Posted by: Elatia Harris | Aug 1, 2007 12:21:29 AM
Elatia,
In the case of Hitchens, it wouldn't be the first time. I still vividly remember him bragging about how he and his wife defiantly walked the public thoroughfares of Washington D.C. after the 9/11 attacks. Some people need more glamour than others.
ps thanks for referencing a great and often overlooked poet. (I hesitate to think what Dawkins would make of Sandover.)
Posted by: Chris Schoen | Aug 1, 2007 12:56:42 AM
Chris, it's not on his night table. And I don't just believe this, I know it. That is, I believe in its not being on his night table.
Posted by: Elatia Harris | Aug 1, 2007 2:26:46 AM
Keep repeating this to yourselves:
"There are only two sides to this issue. There never were more than two sides to this issue. There never will be more than two sides to this issue. And we are on the winning side."
Eventually after enough repetitions, you'll be right!
Or you won't be here anymore and it won't matter.
The idea that some other form of belief/faith/knowing is being ground between these two moronic glaciers is heresy. And it's heresy to both sides. So no way they're gonna win.
Posted by: roy belmont | Aug 1, 2007 2:35:14 AM
Elatia, maybe you should stop peeking into Dawkins' bedroom to see what books he keeps there. Even if he is "exceptionally cute".
Posted by: aguy109 | Aug 2, 2007 10:06:24 AM
You gringos...always the same, you have a good idea but end up in a shirt.$$$$$$$$$$$ someone will tell me that dawkins is britain, well it´s almost the same...
Posted by: Emiliano | Aug 28, 2007 9:02:56 PM
I have gone through ridiculous amounts of psychological and emotional torture because of my disbelief. I may not have paid physically, but I have paid a hefty price indeed and it is both ignorant and self-righteous to assume that atheists "have it easy".

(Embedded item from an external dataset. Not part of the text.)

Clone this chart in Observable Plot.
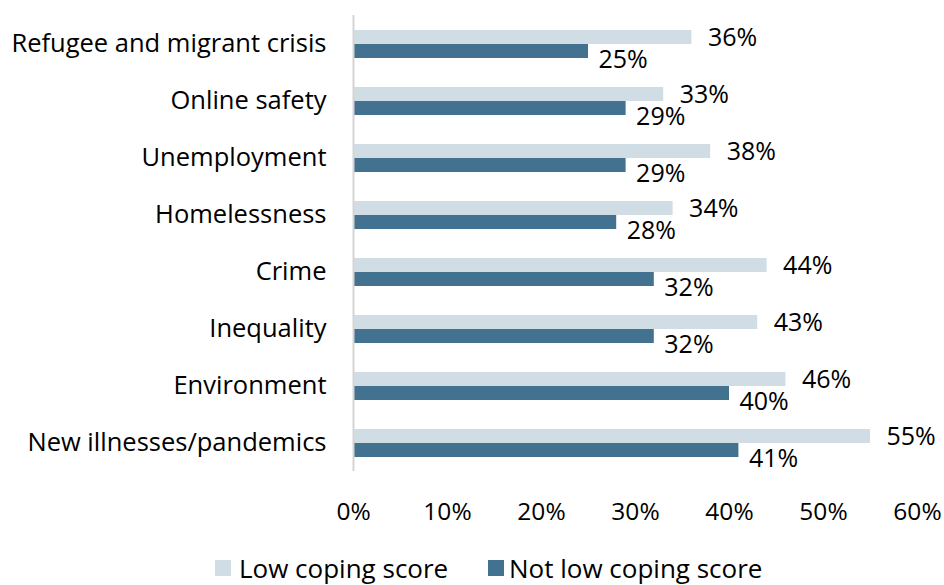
<!DOCTYPE html>
<html>
<head>
<meta charset="utf-8">
<script src="https://cdn.jsdelivr.net/npm/d3@7"></script>
<script src="https://cdn.jsdelivr.net/npm/@observablehq/plot@0.6"></script>
<style>
  body { margin: 0; background: #fff; font-family: "Open Sans", sans-serif; }
  #chart svg { display: block; }
  #chart g[aria-label="fy-axis tick label"] text { font-size: 25.5px; }
  .legend { position: relative; height: 40px; font-size: 26px; line-height: 1; color: #000; }
  .legend .item { position: absolute; top: 8px; height: 30px; display: flex; align-items: center; white-space: nowrap; }
  .legend .sw { width: 16px; height: 16px; display: inline-block; margin-right: 8px; }
</style>
</head>
<body>
<div id="chart"></div>
<div class="legend">
  <div class="item" style="left:215px"><span class="sw" style="background:#d1dde5"></span>Low coping score</div>
  <div class="item" style="left:488px"><span class="sw" style="background:#42728f; margin-right:5px"></span>Not low coping score</div>
</div>
<script>
const categories = ["Refugee and migrant crisis","Online safety","Unemployment","Homelessness","Crime","Inequality","Environment","New illnesses/pandemics"];
const series = ["Low coping score", "Not low coping score"];
const lowCoping = [36,33,38,34,44,43,46,55];
const notLowCoping = [25,29,29,28,32,32,40,41];
const xTicks = [0,10,20,30,40,50,60];
const colors = ["#d1dde5", "#42728f"];

const data = [];
categories.forEach((c, i) => {
  data.push({category: c, series: series[0], value: lowCoping[i]});
  data.push({category: c, series: series[1], value: notLowCoping[i]});
});

const chart = Plot.plot({
  width: 944,
  height: 545,
  marginLeft: 353,
  marginRight: 27,
  marginTop: 13,
  marginBottom: 72,
  style: {fontFamily: "'Open Sans', sans-serif", fontSize: "24.5px", color: "#000", background: "#fff"},
  x: {domain: [0, 60], ticks: xTicks, tickFormat: d => d + "%", tickSize: 0, tickPadding: 31, label: null},
  y: {domain: series, axis: null, paddingInner: 0, paddingOuter: 0.91},
  fy: {domain: categories, padding: 0, label: null, tickSize: 0, tickPadding: 27, axis: "left"},
  color: {domain: series, range: colors},
  marks: [
    Plot.barX(data, {x: "value", y: "series", fy: "category", fill: "series"}),
    Plot.ruleX([0], {stroke: "#d4d4d4", strokeWidth: 2}),
    Plot.text(data.filter(d => d.series === series[0]), {x: "value", y: "series", fy: "category", text: d => d.value + "%", textAnchor: "start", dx: 16, fill: "#000", fontSize: 25}),
    Plot.text(data.filter(d => d.series === series[1]), {x: "value", y: "series", fy: "category", text: d => d.value + "%", textAnchor: "start", dx: 10, dy: 8, fill: "#000", fontSize: 25})
  ]
});
document.getElementById("chart").appendChild(chart);
</script>
</body>
</html>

My goals, my security, my well-being, my family's well-being are all threatened by my disbelief.
I die a thousand deaths everyday because I can't stomach doing the religious things I have to do, given my current circumstances.
I was just replying to someone who insinuated that atheists shouldn't emulate other "Out" movements because they haven't been discriminated against.

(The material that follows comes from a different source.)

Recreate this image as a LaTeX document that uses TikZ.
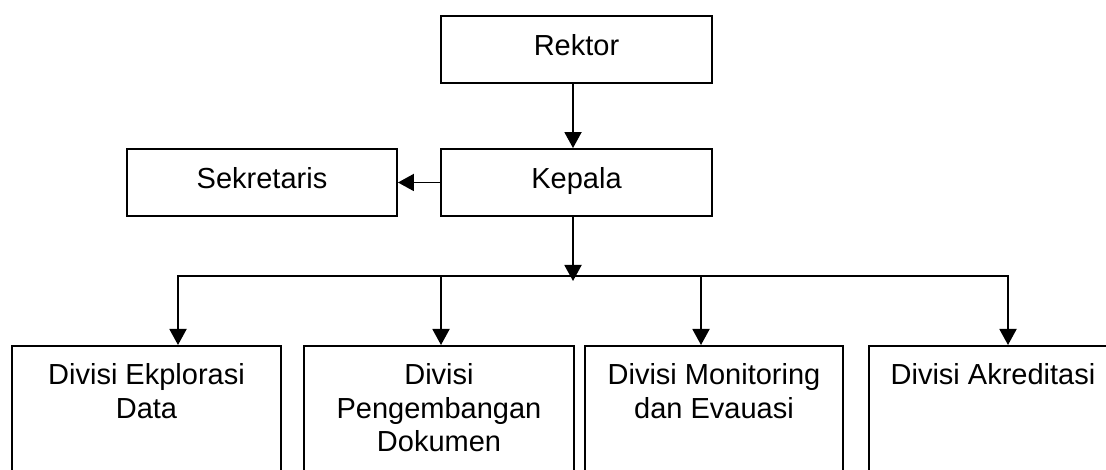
\documentclass[tikz,border=0pt]{standalone}
\usepackage{fontspec}
\setmainfont{Liberation Sans}
\usetikzlibrary{arrows.meta}
\begin{document}
\begin{tikzpicture}[x=1pt,y=-1pt,
  line width=1.9pt,
  conn/.style={-{Triangle[length=16pt,width=17pt]}},
  topbox/.style={draw, rectangle, inner sep=0pt,
    font=\fontsize{29}{33.5}\selectfont, text height=20.5pt, text depth=9pt},
  divbox/.style={draw, rectangle, inner sep=0pt, anchor=north},
  divlabel/.style={inner sep=0pt, align=center, anchor=north,
    font=\fontsize{29}{33.5}\selectfont}
]
\useasboundingbox (0,0) rectangle (1106,470);
\clip (0,0) rectangle (1106,470);

% upper levels
\node[topbox, minimum width=271pt, minimum height=67pt] (rektor) at (576.5,49.5) {Rektor};
\node[topbox, minimum width=271pt, minimum height=67pt] (kepala) at (576.5,182.5) {Kepala};
\node[topbox, minimum width=270pt, minimum height=67pt] (sekretaris) at (262,182.5) {Sekretaris};

% divisions (boxes run past the lower edge)
\node[divbox, minimum width=269pt, minimum height=170pt] (d1) at (146.5,345) {};
\node[divbox, minimum width=270pt, minimum height=170pt] (d2) at (439,345) {};
\node[divbox, minimum width=258pt, minimum height=170pt] (d3) at (714,345) {};
\node[divbox, minimum width=248pt, minimum height=170pt] (d4) at (993,345) {};

\node[divlabel] (t1) at (146.5,363) {Divisi Ekplorasi\\Data};
\node[divlabel] (t2) at (439,363) {Divisi\\Pengembangan\\Dokumen};
\node[divlabel] (t3) at (714,363) {Divisi Monitoring\\dan Evauasi};
\node[divlabel] (t4) at (993,363) {Divisi Akreditasi};

% distribution bar
\coordinate (busL) at (178,276);
\coordinate (bus2) at (441,276);
\coordinate (bus3) at (701,276);
\coordinate (busR) at (1008,276);
\coordinate (busMid) at (573,281);

\draw[line cap=rect] (busL) -- (busR);

% connectors
\draw[conn] ([xshift=-3.5pt]rektor.south) -- ([xshift=-3.5pt]kepala.north);
\draw[conn] (kepala.west) -- (sekretaris.east);
\draw[conn] ([xshift=-3.5pt]kepala.south) -- (busMid);
\draw[conn] (busL) -- (busL |- d1.north);
\draw[conn] (bus2) -- (bus2 |- d2.north);
\draw[conn] (bus3) -- (bus3 |- d3.north);
\draw[conn] (busR) -- (busR |- d4.north);
\end{tikzpicture}
\end{document}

Posted by: Shakirra | Feb 26, 2008 6:06:05 PM
My best friend is ostracized daily at work for being an atheist, to the point where he asked me whether or not he should notify his employers on the grounds of discrimination. Our situation is amplified by the fact that we recently graduated from a Catholic high school. We both used to be devout Catholics, and have both recently become atheists (and in Hitchens' sense of the word, "anti-theists"). All of our classmates are Catholics, as are the vast majority of the local population (largely Portuguese and Italian descendants, and all very religious). We now feel like outsiders, for although the people we associate with on a daily basis (all Christian) are very tolerant of all races and religions, they seem to possess a lapse in Christian charity when it comes to atheism. We often receive what I would call "polite" bigoted remarks, and quite frankly, I'm getting sick of it.